Cette scène de triple mariage, « représentation des représentations22 », est un moyen pour la famille Claës de renvoyer aux autres – et de se renvoyer – une certaine image d’elle-même : celle d’un vaste et riche lignage, réuni autour du patriarche et perpétuant la tradition.
La scène prend la forme d’une pièce de théâtre à grand spectacle. Le faste exceptionnel valorise une sorte de chorégraphie familiale, dans cette scène de mariage qui prend la forme d’un ballet domestique. Le début du « cérémonial usité » marque le début de la chorégraphie maritale traditionnelle, où chacun a un rôle bien défini et où chaque geste est calculé. En exhibant le caractère théâtral de cette fête de famille, Balzac dresse un constat anthropologique fort. Il montre que la célébration du mariage, institution censée assurer la stabilité d’une famille et la solidité de sa descendance, apparaît d’abord et avant tout comme une célébration de la famille tout entière, de cette lignée d’autant plus solide qu’elle se renouvelle autour de la majestueuse figure du père, qui a enfin retrouvé sa dignité patriarcale.

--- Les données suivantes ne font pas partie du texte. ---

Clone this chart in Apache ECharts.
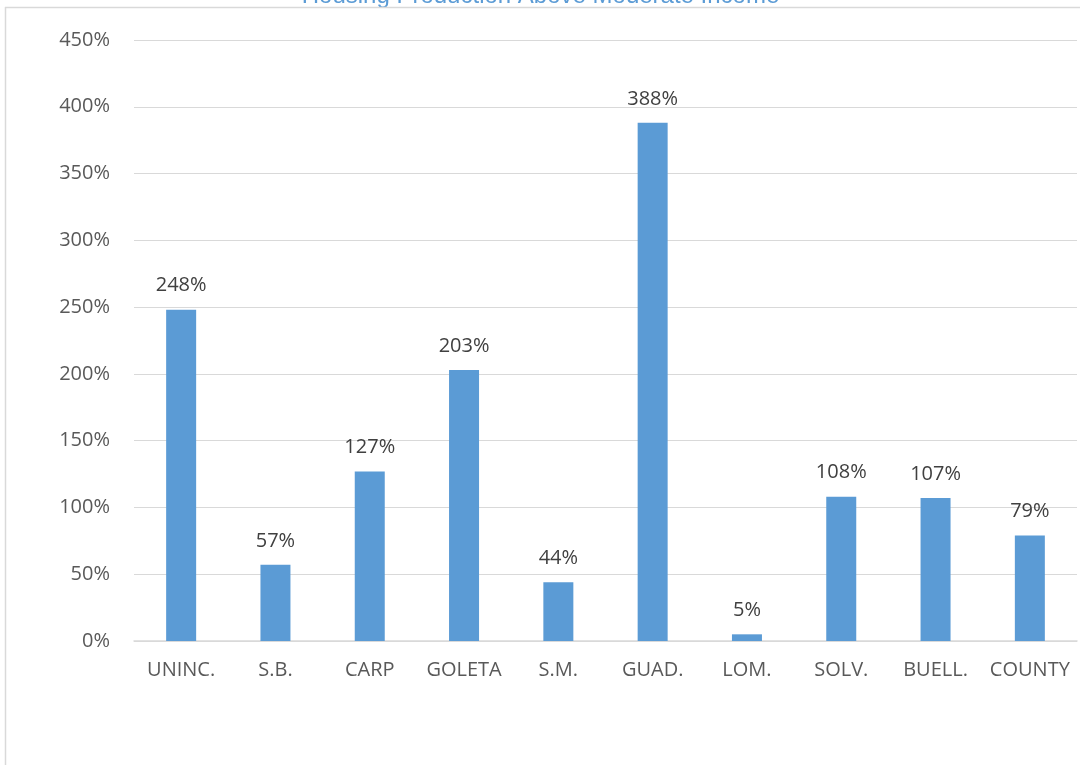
<!DOCTYPE html>
<html>
<head>
<meta charset="utf-8">
<script src="https://cdn.jsdelivr.net/npm/echarts@6/dist/echarts.min.js"></script>
<style>
  html, body { margin: 0; padding: 0; background: #fff; }
  #chart { width: 1081px; height: 765px; }
</style>
</head>
<body>
<div id="chart"></div>
<script>
// categories and values
const categories = ['UNINC.', 'S.B.', 'CARP', 'GOLETA', 'S.M.', 'GUAD.', 'LOM.', 'SOLV.', 'BUELL.', 'COUNTY']
const percentValues = [248, 57, 127, 203, 44, 388, 5, 108, 107, 79]
const titleText = 'Housing Production Above Moderate Income'

const chart = echarts.init(document.getElementById('chart'))

const labelFont = 'Open Sans, Noto Sans, sans-serif'

const option = {
  animation: false,
  title: {
    text: titleText,
    left: 'center',
    top: -21,
    textStyle: {
      fontFamily: 'Liberation Sans, Arial, sans-serif',
      fontSize: 24,
      fontWeight: 'normal',
      color: '#5B9BD5'
    }
  },
  // chart frame (only the top and left edges are visible in the crop)
  graphic: [
    {
      type: 'line',
      shape: { x1: 5, y1: 7.5, x2: 1080, y2: 7.5 },
      style: { stroke: '#D9D9D9', lineWidth: 1.5 },
      z: 10
    },
    {
      type: 'line',
      shape: { x1: 5.5, y1: 7, x2: 5.5, y2: 765 },
      style: { stroke: '#D9D9D9', lineWidth: 1.5 },
      z: 10
    }
  ],
  grid: {
    left: 134,
    right: 4,
    top: 40,
    bottom: 124
  },
  xAxis: {
    type: 'category',
    data: categories,
    axisTick: { show: false },
    axisLine: { lineStyle: { color: '#D9D9D9', width: 1.5 } },
    axisLabel: {
      interval: 0,
      hideOverlap: false,
      margin: 19,
      fontFamily: labelFont,
      fontSize: 20,
      color: '#595959'
    }
  },
  yAxis: {
    type: 'value',
    min: 0,
    max: 450,
    interval: 50,
    axisLine: { show: false },
    axisTick: { show: false },
    splitLine: { lineStyle: { color: '#D9D9D9', width: 1.2 } },
    axisLabel: {
      margin: 24,
      formatter: '{value}%',
      fontFamily: labelFont,
      fontSize: 20,
      color: '#595959'
    }
  },
  series: [
    {
      type: 'bar',
      data: percentValues,
      barWidth: 30,
      itemStyle: { color: '#5B9BD5' },
      label: {
        show: true,
        position: 'top',
        distance: 14,
        formatter: '{c}%',
        fontFamily: labelFont,
        fontSize: 20,
        color: '#404040'
      }
    }
  ]
}

chart.setOption(option)
</script>
</body>
</html>
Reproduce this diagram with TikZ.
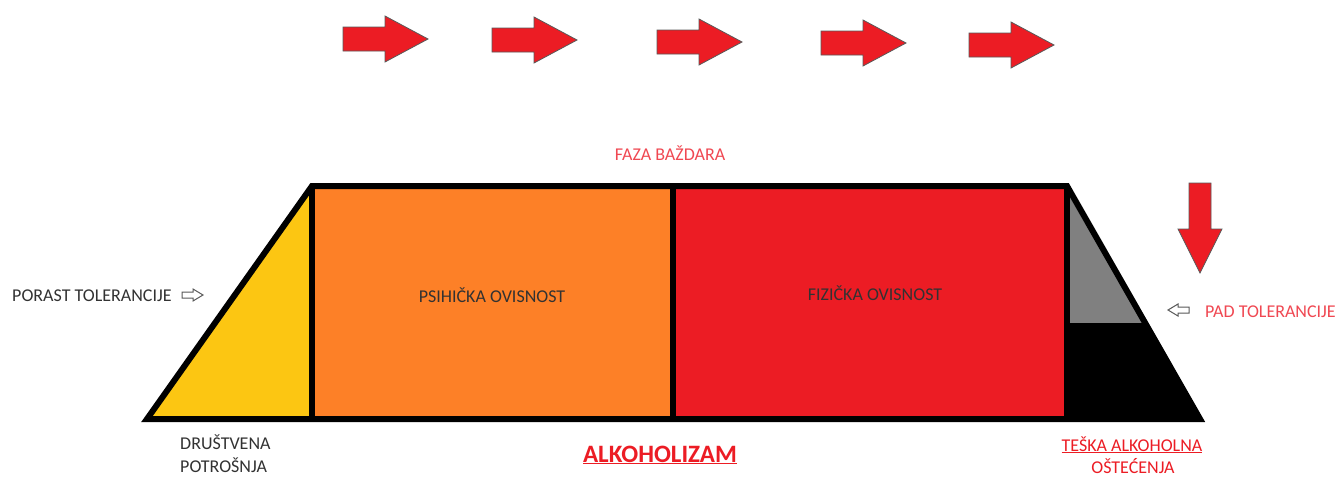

La famille est donc une entité qui s’interroge perpétuellement sur sa propre vision d’elle-même et des rôles que chacun doit y jouer. De là la nécessité de se donner en représentation lors des repas, non seulement pour célébrer sa propre conception de la famille, mais surtout pour vérifier que cette conception est toujours d’actualité, et pour la réactualiser à travers des spectacles rituels.
À l’approche des fêtes, chacun de nous se reconnaîtra sans doute, le temps d’un dîner de famille, dans ce théâtre des apparences où se mêlent amour, orgueil et traditions. Aujourd’hui encore, nous dressons la table et nous nous costumons. Nous exerçons notre art de la conversation, entre désaccords, non-dits et plaisanteries. Nous nous exprimons dans notre individualité propre, quitte à déplaire, tout en cherchant à former avec le groupe l’image de la famille qui nous plaît, et que chaque fête est une occasion de célébrer.